Second, if the trial court denied the motion, note that the appeal would not stay enforcement. So you still have to address any threat of mootness, such as by filing a petition for a writ of supersedeas in the Court of Appeal.
But even if that petition were summarily denied, then unless the appeal were rendered moot, you should still entitled to a reasoned decision on the merits on the direct appeal from the order denying an injunction. (Cal. Const., art. VI, § 14 [appellate court decisions that determine causes shall be in writing with reasons stated].)
Note, however, that an initial search does not reveal any appellate cases in which litigants have sought to enforce an appellate stay via injunctions. But here are some other examples of orders that have been treated as injunctions and thus directly appealable:
Logically, a motion to enforce the automatic appellate stay is in the nature of an injunction, as it seeks to preserve the status quo.
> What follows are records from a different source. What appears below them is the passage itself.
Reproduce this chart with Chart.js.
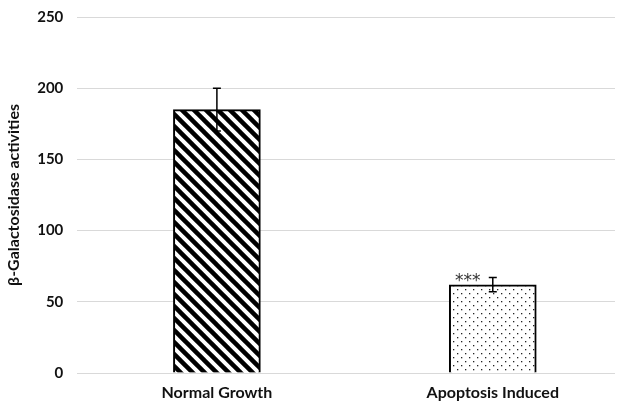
<!DOCTYPE html>
<html>
<head>
<meta charset="utf-8">
<script src="https://cdn.jsdelivr.net/npm/chart.js@4/dist/chart.umd.min.js"></script>
<style>
  html, body { margin: 0; padding: 0; background: #fff; }
  #wrap { width: 627px; height: 406px; }
</style>
</head>
<body>
<div id="wrap"><canvas id="chart" width="627" height="406"></canvas></div>
<script>
// Data
const categories = ["Normal Growth", "Apoptosis Induced"];
const activity = [185, 62];
const errors = [15, 5];
const marks = ["", "***"];
const yTicks = [0, 50, 100, 150, 200, 250];

const FONT = "Lato, 'Open Sans', sans-serif";

// hatch: diagonal stripes (top-left to bottom-right)
function stripePattern() {
  const c = document.createElement("canvas");
  c.width = 12; c.height = 12;
  const g = c.getContext("2d");
  g.fillStyle = "#fff";
  g.fillRect(0, 0, 12, 12);
  g.strokeStyle = "#000";
  g.lineWidth = 4.5;
  for (let k = -12; k <= 12; k += 12) {
    g.beginPath();
    g.moveTo(k - 2, -2);
    g.lineTo(k + 14, 14);
    g.stroke();
  }
  return g.createPattern(c, "repeat");
}

// dotted fill
function dotPattern() {
  const c = document.createElement("canvas");
  c.width = 8; c.height = 8;
  const g = c.getContext("2d");
  g.fillStyle = "#fff";
  g.fillRect(0, 0, 8, 8);
  g.fillStyle = "#222";
  g.fillRect(1, 1, 1.3, 1.3);
  g.fillRect(5, 5, 1.3, 1.3);
  return g.createPattern(c, "repeat");
}

// error bars + significance stars
const errorBars = {
  id: "errorBars",
  afterDatasetsDraw(chart) {
    const ctx = chart.ctx;
    const y = chart.scales.y;
    const meta = chart.getDatasetMeta(0);
    ctx.save();
    meta.data.forEach((bar, i) => {
      const top = y.getPixelForValue(activity[i] + errors[i]);
      const bot = y.getPixelForValue(activity[i] - errors[i]);
      ctx.strokeStyle = "#000";
      ctx.lineWidth = 1.5;
      ctx.beginPath();
      ctx.moveTo(bar.x, top); ctx.lineTo(bar.x, bot);
      ctx.moveTo(bar.x - 4, top); ctx.lineTo(bar.x + 4, top);
      ctx.moveTo(bar.x - 4, bot); ctx.lineTo(bar.x + 4, bot);
      ctx.stroke();
      if (marks[i]) {
        ctx.fillStyle = "#333";
        ctx.font = "17px 'DejaVu Sans', sans-serif";
        ctx.textAlign = "center";
        ctx.textBaseline = "alphabetic";
        ctx.fillText(marks[i], bar.x - 25, y.getPixelForValue(activity[i]) + 1);
      }
    });
    ctx.restore();
  }
};

const ctx = document.getElementById("chart").getContext("2d");
new Chart(ctx, {
  type: "bar",
  data: {
    datasets: [{
      data: activity.map((v, i) => ({ x: i, y: v })),
      backgroundColor: [stripePattern(), dotPattern()],
      borderColor: "#000",
      borderWidth: 2,
      borderSkipped: "bottom",
      barThickness: 87
    }]
  },
  options: {
    responsive: false,
    animation: false,
    layout: { padding: { top: 0, right: 12, bottom: 3, left: 1 } },
    plugins: { legend: { display: false }, tooltip: { enabled: false } },
    scales: {
      x: {
        type: "linear",
        offset: false,
        min: -0.506,
        max: 1.443,
        afterBuildTicks: s => { s.ticks = categories.map((c, i) => ({ value: i })); },
        afterFit: s => { s.height = 30; s.paddingBottom = 0; },
        grid: { display: false, drawTicks: false },
        border: { display: false },
        ticks: {
          callback: v => categories[v],
          color: "#111",
          font: { family: FONT, size: 16, weight: "bold" },
          padding: 10,
          maxRotation: 0,
          autoSkip: false
        }
      },
      y: {
        min: 0,
        max: 250,
        afterBuildTicks: s => { s.ticks = yTicks.map(v => ({ value: v })); },
        afterFit: s => { s.paddingTop = 17; s.paddingBottom = 0; },
        grid: { color: "#d9d9d9", lineWidth: 1, drawTicks: false },
        border: { display: false },
        ticks: {
          color: "#111",
          font: { family: FONT, size: 15, weight: "bold" },
          padding: 14
        },
        title: {
          display: true,
          text: "β-Galactosidase activities",
          color: "#111",
          font: { family: FONT, size: 16, weight: "bold" },
          padding: { top: 3, bottom: 0 }
        }
      }
    }
  },
  plugins: [errorBars]
});
</script>
</body>
</html>
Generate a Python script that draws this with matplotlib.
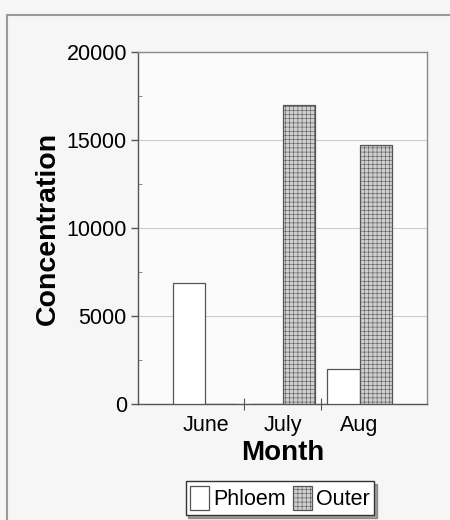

So next time you have to move for an order to enforce the automatic appellate stay, frame the motion alternatively as a motion for a preliminary injunction, specifying the acts that would tend to render the appeal moot. If that motion is denied, file your petition for supersedeas. But also appeal the denial order. That way, you have chance of getting the Court of Appeal to actually furnish a reasoned decision.
Why is a reasoned decision so important? Getting a reasoned decision is how litigants can have confidence the court has actually considered an issue. “Misconceptions and oversights of fact and law are discovered in the process of writing.” (Baker, A Review of Corpus Juris Humorous (1993) 24 Tex. Tech. L.Rev. 869, 873, quoted in Lebovits, Curtin & Solomon, Ethical Judicial Opinion Writing (2008) 21 Geo. J. Legal Ethics 237, 345.) The writing process helps ensure the decision is rooted in facts in the record rather than subjective preferences. (Walker, Discovering the Logic of Legal Reasoning (200) 35 Hofstra L. Rev. 168; cf., 2 Cooper, State Administrative Law (2d ed. 1965) pp. 467-68 [findings requirement in administrative decision-making facilitates orderly analysis and minimizes random leaps from evidence to conclusions]; Baker, op. cit. supra, 24 Tex. Tech. L.Rev. at 872, quoted in Lebovits et. al., op cit. supra, 21 Geo. J. Legal Ethics at 244 [written decisions “constrain arbitrariness”].) Written findings “make the case easily reviewable on appeal by exhibiting the exact grounds upon which the judgment rests.” (Frascona v. Los Angeles R. Corp. (1920) 48 Cal.App, 135, 137.)